Output every line below without omitting or altering anything.

•••

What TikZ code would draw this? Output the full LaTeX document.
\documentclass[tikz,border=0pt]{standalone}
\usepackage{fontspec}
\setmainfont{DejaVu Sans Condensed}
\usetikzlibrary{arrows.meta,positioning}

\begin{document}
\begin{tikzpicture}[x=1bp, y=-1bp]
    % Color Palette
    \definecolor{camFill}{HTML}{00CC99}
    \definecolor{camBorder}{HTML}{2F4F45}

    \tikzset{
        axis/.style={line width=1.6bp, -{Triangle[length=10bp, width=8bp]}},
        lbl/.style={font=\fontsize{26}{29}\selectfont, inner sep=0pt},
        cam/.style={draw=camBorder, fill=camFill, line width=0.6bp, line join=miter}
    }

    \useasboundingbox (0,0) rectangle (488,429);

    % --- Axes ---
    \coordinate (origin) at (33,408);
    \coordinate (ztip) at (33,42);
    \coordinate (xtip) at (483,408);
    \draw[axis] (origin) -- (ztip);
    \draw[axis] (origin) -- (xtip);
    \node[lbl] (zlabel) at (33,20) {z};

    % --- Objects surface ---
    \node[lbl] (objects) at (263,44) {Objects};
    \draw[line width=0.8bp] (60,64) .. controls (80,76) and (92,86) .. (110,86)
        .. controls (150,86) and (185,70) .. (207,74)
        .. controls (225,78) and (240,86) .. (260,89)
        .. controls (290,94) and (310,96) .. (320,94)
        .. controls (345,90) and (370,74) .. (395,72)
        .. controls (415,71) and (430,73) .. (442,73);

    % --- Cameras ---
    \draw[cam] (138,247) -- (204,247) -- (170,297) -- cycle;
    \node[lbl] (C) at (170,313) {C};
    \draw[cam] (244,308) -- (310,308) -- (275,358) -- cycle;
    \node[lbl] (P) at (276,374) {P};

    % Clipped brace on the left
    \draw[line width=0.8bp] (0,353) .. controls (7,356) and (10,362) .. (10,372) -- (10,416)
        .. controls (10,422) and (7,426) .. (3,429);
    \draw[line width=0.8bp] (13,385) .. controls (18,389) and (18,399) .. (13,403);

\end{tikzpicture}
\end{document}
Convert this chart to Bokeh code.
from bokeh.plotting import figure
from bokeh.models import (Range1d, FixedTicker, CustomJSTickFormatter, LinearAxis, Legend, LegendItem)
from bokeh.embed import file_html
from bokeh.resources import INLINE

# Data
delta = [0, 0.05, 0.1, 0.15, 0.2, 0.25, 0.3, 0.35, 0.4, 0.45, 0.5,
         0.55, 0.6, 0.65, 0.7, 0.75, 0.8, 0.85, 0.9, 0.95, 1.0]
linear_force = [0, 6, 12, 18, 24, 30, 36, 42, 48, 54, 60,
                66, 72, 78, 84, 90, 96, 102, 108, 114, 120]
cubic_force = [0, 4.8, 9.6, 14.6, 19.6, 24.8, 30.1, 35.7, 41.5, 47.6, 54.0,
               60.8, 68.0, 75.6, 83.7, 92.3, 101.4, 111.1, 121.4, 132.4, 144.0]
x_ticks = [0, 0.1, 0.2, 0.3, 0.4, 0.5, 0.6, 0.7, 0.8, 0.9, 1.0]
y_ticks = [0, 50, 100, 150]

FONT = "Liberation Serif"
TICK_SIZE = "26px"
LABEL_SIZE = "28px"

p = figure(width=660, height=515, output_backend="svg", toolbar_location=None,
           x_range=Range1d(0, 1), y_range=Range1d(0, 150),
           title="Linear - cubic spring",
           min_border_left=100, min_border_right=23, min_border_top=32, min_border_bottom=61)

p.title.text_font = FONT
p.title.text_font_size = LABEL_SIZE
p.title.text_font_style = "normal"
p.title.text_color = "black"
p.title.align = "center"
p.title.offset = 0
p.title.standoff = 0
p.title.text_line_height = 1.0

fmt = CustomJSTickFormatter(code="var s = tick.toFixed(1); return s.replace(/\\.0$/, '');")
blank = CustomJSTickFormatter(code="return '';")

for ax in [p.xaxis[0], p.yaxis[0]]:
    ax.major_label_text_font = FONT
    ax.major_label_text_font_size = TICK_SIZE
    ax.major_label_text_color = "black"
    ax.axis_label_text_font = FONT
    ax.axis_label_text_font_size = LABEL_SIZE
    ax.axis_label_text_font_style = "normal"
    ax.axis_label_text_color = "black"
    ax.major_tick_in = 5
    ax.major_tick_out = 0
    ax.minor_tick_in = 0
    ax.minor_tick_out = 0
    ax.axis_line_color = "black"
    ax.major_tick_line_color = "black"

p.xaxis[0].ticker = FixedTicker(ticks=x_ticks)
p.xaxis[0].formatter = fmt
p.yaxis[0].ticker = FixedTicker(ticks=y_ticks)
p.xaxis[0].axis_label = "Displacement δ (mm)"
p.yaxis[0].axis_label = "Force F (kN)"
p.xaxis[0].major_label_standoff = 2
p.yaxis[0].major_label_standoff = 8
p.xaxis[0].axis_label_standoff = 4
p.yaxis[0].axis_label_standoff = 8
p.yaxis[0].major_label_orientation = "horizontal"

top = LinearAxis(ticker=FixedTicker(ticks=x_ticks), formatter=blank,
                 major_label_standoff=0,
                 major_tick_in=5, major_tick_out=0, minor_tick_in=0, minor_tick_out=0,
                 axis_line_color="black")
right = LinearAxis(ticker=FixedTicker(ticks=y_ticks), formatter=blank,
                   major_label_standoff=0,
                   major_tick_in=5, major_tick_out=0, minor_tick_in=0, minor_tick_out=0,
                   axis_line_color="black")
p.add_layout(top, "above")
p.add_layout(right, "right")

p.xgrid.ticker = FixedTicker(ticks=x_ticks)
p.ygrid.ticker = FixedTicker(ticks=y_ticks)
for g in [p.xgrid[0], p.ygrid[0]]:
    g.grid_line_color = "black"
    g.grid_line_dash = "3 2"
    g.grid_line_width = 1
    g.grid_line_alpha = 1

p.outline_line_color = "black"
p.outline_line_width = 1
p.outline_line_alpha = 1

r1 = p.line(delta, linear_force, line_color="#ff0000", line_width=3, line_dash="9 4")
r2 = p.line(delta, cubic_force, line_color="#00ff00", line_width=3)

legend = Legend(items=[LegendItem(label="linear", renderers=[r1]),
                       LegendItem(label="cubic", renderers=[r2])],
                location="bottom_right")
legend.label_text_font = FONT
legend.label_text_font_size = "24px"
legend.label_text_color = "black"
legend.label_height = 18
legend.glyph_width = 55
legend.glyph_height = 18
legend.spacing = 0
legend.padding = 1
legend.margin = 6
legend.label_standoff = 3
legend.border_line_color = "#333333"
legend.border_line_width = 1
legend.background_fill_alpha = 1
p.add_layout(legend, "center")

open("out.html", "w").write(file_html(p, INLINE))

•••

■ **TASK ANSWER**
What TikZ code would draw this? Output the full LaTeX document.
\documentclass[tikz,border=0pt]{standalone}
\usepackage{fontspec}
\setmainfont{DejaVu Sans Condensed}
\usetikzlibrary{arrows.meta,positioning}

\begin{document}
\begin{tikzpicture}[x=1bp, y=-1bp]
    % Color Palette
    \definecolor{camFill}{HTML}{00CC99}
    \definecolor{camBorder}{HTML}{2F4F45}

    \tikzset{
        axis/.style={line width=1.6bp, -{Triangle[length=10bp, width=8bp]}},
        lbl/.style={font=\fontsize{26}{29}\selectfont, inner sep=0pt},
        cam/.style={draw=camBorder, fill=camFill, line width=0.6bp, line join=miter}
    }

    \useasboundingbox (0,0) rectangle (488,429);

    % --- Axes ---
    \coordinate (origin) at (33,408);
    \coordinate (ztip) at (33,42);
    \coordinate (xtip) at (483,408);
    \draw[axis] (origin) -- (ztip);
    \draw[axis] (origin) -- (xtip);
    \node[lbl] (zlabel) at (33,20) {z};

    % --- Objects surface ---
    \node[lbl] (objects) at (263,44) {Objects};
    \draw[line width=0.8bp] (60,64) .. controls (80,76) and (92,86) .. (110,86)
        .. controls (150,86) and (185,70) .. (207,74)
        .. controls (225,78) and (240,86) .. (260,89)
        .. controls (290,94) and (310,96) .. (320,94)
        .. controls (345,90) and (370,74) .. (395,72)
        .. controls (415,71) and (430,73) .. (442,73);

    % --- Cameras ---
    \draw[cam] (138,247) -- (204,247) -- (170,297) -- cycle;
    \node[lbl] (C) at (170,313) {C};
    \draw[cam] (244,308) -- (310,308) -- (275,358) -- cycle;
    \node[lbl] (P) at (276,374) {P};

    % Clipped brace on the left
    \draw[line width=0.8bp] (0,353) .. controls (7,356) and (10,362) .. (10,372) -- (10,416)
        .. controls (10,422) and (7,426) .. (3,429);
    \draw[line width=0.8bp] (13,385) .. controls (18,389) and (18,399) .. (13,403);

\end{tikzpicture}
\end{document}
Convert this chart to Bokeh code.
from bokeh.plotting import figure
from bokeh.models import (Range1d, FixedTicker, CustomJSTickFormatter, LinearAxis, Legend, LegendItem)
from bokeh.embed import file_html
from bokeh.resources import INLINE

# Data
delta = [0, 0.05, 0.1, 0.15, 0.2, 0.25, 0.3, 0.35, 0.4, 0.45, 0.5,
         0.55, 0.6, 0.65, 0.7, 0.75, 0.8, 0.85, 0.9, 0.95, 1.0]
linear_force = [0, 6, 12, 18, 24, 30, 36, 42, 48, 54, 60,
                66, 72, 78, 84, 90, 96, 102, 108, 114, 120]
cubic_force = [0, 4.8, 9.6, 14.6, 19.6, 24.8, 30.1, 35.7, 41.5, 47.6, 54.0,
               60.8, 68.0, 75.6, 83.7, 92.3, 101.4, 111.1, 121.4, 132.4, 144.0]
x_ticks = [0, 0.1, 0.2, 0.3, 0.4, 0.5, 0.6, 0.7, 0.8, 0.9, 1.0]
y_ticks = [0, 50, 100, 150]

FONT = "Liberation Serif"
TICK_SIZE = "26px"
LABEL_SIZE = "28px"

p = figure(width=660, height=515, output_backend="svg", toolbar_location=None,
           x_range=Range1d(0, 1), y_range=Range1d(0, 150),
           title="Linear - cubic spring",
           min_border_left=100, min_border_right=23, min_border_top=32, min_border_bottom=61)

p.title.text_font = FONT
p.title.text_font_size = LABEL_SIZE
p.title.text_font_style = "normal"
p.title.text_color = "black"
p.title.align = "center"
p.title.offset = 0
p.title.standoff = 0
p.title.text_line_height = 1.0

fmt = CustomJSTickFormatter(code="var s = tick.toFixed(1); return s.replace(/\\.0$/, '');")
blank = CustomJSTickFormatter(code="return '';")

for ax in [p.xaxis[0], p.yaxis[0]]:
    ax.major_label_text_font = FONT
    ax.major_label_text_font_size = TICK_SIZE
    ax.major_label_text_color = "black"
    ax.axis_label_text_font = FONT
    ax.axis_label_text_font_size = LABEL_SIZE
    ax.axis_label_text_font_style = "normal"
    ax.axis_label_text_color = "black"
    ax.major_tick_in = 5
    ax.major_tick_out = 0
    ax.minor_tick_in = 0
    ax.minor_tick_out = 0
    ax.axis_line_color = "black"
    ax.major_tick_line_color = "black"

p.xaxis[0].ticker = FixedTicker(ticks=x_ticks)
p.xaxis[0].formatter = fmt
p.yaxis[0].ticker = FixedTicker(ticks=y_ticks)
p.xaxis[0].axis_label = "Displacement δ (mm)"
p.yaxis[0].axis_label = "Force F (kN)"
p.xaxis[0].major_label_standoff = 2
p.yaxis[0].major_label_standoff = 8
p.xaxis[0].axis_label_standoff = 4
p.yaxis[0].axis_label_standoff = 8
p.yaxis[0].major_label_orientation = "horizontal"

top = LinearAxis(ticker=FixedTicker(ticks=x_ticks), formatter=blank,
                 major_label_standoff=0,
                 major_tick_in=5, major_tick_out=0, minor_tick_in=0, minor_tick_out=0,
                 axis_line_color="black")
right = LinearAxis(ticker=FixedTicker(ticks=y_ticks), formatter=blank,
                   major_label_standoff=0,
                   major_tick_in=5, major_tick_out=0, minor_tick_in=0, minor_tick_out=0,
                   axis_line_color="black")
p.add_layout(top, "above")
p.add_layout(right, "right")

p.xgrid.ticker = FixedTicker(ticks=x_ticks)
p.ygrid.ticker = FixedTicker(ticks=y_ticks)
for g in [p.xgrid[0], p.ygrid[0]]:
    g.grid_line_color = "black"
    g.grid_line_dash = "3 2"
    g.grid_line_width = 1
    g.grid_line_alpha = 1

p.outline_line_color = "black"
p.outline_line_width = 1
p.outline_line_alpha = 1

r1 = p.line(delta, linear_force, line_color="#ff0000", line_width=3, line_dash="9 4")
r2 = p.line(delta, cubic_force, line_color="#00ff00", line_width=3)

legend = Legend(items=[LegendItem(label="linear", renderers=[r1]),
                       LegendItem(label="cubic", renderers=[r2])],
                location="bottom_right")
legend.label_text_font = FONT
legend.label_text_font_size = "24px"
legend.label_text_color = "black"
legend.label_height = 18
legend.glyph_width = 55
legend.glyph_height = 18
legend.spacing = 0
legend.padding = 1
legend.margin = 6
legend.label_standoff = 3
legend.border_line_color = "#333333"
legend.border_line_width = 1
legend.background_fill_alpha = 1
p.add_layout(legend, "center")

open("out.html", "w").write(file_html(p, INLINE))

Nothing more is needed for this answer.